Affiliations: [a] Department of Biological Sciences, University of Denver, Denver, CO, USA
| [b] Department of Neurology, University of Kansas Alzheimer’s Disease Center, University of Kansas Medical Center, Kansas City, KS, USA
| [c] Knoebel Institute for Healthy Aging and Eleanor Roosevelt Institute, University of Denver, Denver, CO, USA
Correspondence:
[*]
Correspondence to: Daniel A. Linseman, Department of Biological Sciences, University of Denver, 2199 S. University Blvd., Denver, CO, USA. Tel.: +1 303 871 4663; E-mail: daniel.linseman@du.edu.
Abstract: Background:Amyloid-β (Aβ) is a principal cleavage product of amyloid-β protein precursor (AβPP) and is widely recognized as a key pathogenic player in Alzheimer’s disease (AD). Yet, there is increasing evidence of a neurotoxic role for the AβPP intracellular domain (AICD) which has been proposed to occur through its nuclear function. Intriguingly, there is a γ-secretase resident at the mitochondria which could produce AICD locally.

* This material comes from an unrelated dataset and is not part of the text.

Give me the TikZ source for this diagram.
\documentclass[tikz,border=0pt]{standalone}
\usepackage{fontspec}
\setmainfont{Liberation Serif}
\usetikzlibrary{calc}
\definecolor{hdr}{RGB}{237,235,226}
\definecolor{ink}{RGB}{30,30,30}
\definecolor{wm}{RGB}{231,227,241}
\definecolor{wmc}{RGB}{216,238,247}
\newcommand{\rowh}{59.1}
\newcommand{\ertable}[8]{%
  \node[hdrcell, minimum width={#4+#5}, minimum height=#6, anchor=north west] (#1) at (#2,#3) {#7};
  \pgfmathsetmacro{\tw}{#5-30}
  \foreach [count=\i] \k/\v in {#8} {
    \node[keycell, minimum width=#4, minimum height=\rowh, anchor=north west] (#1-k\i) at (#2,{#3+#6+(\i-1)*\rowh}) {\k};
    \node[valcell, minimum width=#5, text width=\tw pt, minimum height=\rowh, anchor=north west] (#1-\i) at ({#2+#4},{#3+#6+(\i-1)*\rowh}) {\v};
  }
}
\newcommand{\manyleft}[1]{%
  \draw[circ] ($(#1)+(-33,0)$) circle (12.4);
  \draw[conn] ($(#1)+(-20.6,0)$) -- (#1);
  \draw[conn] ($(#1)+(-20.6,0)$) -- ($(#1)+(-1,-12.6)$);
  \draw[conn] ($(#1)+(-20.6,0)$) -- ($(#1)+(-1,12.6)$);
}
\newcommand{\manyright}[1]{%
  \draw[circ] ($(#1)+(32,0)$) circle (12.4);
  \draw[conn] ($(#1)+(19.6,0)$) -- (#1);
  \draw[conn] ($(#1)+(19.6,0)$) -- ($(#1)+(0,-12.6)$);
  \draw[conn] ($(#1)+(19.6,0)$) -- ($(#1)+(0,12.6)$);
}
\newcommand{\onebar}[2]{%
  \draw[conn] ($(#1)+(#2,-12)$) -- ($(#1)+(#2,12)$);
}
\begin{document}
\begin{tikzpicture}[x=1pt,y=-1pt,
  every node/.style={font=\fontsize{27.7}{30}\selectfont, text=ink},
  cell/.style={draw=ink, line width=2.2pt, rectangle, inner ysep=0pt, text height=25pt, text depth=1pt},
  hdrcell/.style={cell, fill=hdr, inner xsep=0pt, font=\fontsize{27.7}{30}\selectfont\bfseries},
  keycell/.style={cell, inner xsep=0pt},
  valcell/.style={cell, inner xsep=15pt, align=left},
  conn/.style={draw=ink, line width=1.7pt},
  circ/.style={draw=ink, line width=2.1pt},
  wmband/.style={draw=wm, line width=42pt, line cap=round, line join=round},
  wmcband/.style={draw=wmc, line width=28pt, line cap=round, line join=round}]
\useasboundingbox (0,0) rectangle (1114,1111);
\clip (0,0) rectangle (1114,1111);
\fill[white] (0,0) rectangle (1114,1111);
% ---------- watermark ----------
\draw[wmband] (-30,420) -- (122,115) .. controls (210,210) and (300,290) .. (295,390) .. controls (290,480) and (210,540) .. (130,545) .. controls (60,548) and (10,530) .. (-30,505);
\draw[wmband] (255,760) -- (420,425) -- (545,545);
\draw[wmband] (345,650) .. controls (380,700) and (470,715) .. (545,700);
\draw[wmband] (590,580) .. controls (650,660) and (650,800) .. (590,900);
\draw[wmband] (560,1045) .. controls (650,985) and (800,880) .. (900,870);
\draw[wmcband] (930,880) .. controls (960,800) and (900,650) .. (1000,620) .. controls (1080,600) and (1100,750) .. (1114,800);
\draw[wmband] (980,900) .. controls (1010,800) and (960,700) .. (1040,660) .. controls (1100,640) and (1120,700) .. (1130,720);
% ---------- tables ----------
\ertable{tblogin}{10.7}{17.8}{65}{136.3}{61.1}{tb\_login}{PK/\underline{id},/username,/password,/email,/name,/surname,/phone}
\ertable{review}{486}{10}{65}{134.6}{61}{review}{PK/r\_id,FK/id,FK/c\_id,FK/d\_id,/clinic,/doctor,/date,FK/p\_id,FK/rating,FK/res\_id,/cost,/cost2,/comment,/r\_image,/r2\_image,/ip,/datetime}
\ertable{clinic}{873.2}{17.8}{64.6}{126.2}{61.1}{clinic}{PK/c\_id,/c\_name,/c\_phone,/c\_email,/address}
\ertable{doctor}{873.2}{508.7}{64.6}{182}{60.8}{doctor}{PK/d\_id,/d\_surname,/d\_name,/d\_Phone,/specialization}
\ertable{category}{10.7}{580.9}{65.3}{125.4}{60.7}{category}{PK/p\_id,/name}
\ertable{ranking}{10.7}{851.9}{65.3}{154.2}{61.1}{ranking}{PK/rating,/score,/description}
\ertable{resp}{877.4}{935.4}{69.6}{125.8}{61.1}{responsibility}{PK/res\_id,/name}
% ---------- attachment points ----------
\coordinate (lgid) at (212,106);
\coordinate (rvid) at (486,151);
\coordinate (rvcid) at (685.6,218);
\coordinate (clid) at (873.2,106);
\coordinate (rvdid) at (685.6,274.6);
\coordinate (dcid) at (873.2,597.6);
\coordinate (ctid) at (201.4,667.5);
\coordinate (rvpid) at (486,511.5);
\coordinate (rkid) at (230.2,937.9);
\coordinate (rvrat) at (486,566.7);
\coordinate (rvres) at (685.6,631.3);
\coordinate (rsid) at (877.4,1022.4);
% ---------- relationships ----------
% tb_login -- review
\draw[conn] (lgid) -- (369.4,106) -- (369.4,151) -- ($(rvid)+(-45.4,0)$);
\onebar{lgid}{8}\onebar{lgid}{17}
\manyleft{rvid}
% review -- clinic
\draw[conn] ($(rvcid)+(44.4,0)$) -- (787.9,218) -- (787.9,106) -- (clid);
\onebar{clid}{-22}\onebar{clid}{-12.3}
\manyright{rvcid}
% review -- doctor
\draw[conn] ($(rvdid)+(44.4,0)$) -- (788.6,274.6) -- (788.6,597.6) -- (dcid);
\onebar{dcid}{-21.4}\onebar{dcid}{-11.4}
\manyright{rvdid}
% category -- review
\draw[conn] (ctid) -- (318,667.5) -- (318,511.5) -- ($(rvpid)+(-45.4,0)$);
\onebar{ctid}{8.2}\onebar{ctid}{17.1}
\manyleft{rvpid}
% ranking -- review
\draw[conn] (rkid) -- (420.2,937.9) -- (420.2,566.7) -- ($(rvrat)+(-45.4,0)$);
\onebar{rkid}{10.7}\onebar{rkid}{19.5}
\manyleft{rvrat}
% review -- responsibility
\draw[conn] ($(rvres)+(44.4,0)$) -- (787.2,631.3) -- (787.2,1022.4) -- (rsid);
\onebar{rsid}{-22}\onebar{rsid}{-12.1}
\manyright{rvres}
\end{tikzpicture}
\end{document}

Objective:We examined the potential of AICD to induce neuronal apoptosis when targeted specifically to the mitochondria and compared its mechanism of neurotoxicity to that of Aβ. Methods:We utilized transient transfection of HT22 neuronal cells with bicistronic plasmids coding for DsRed and either empty vector (Ires), Aβ, AICD59, or mitochondrial-targeted AICD (mitoAICD) in combination with various inhibitors of pathways involved in apoptosis. Results:AICD induced significant neuronal apoptosis only when targeted to the mitochondria. Apoptosis required functional mitochondria as neither Aβ nor mitoAICD induced significant toxicity in cells devoid of mitochondrial DNA. Both glutathione and a Bax inhibitor protected HT22 cells from either peptide. However, inhibition of the mitochondrial permeability transition pore only protected from Aβ, while pan-caspase inhibitors uniquely rescued cells from mitoAICD. Conclusion:Our results show that AICD displays a novel neurotoxic function when targeted to mitochondria. Moreover, mitoAICD induces apoptosis via a mechanism that is distinct from that of Aβ. These findings suggest that AICD produced locally at mitochondria via organelle-specific γ-secretase could act in a synergistic manner with Aβ to cause mitochondrial dysfunction and neuronal death in AD.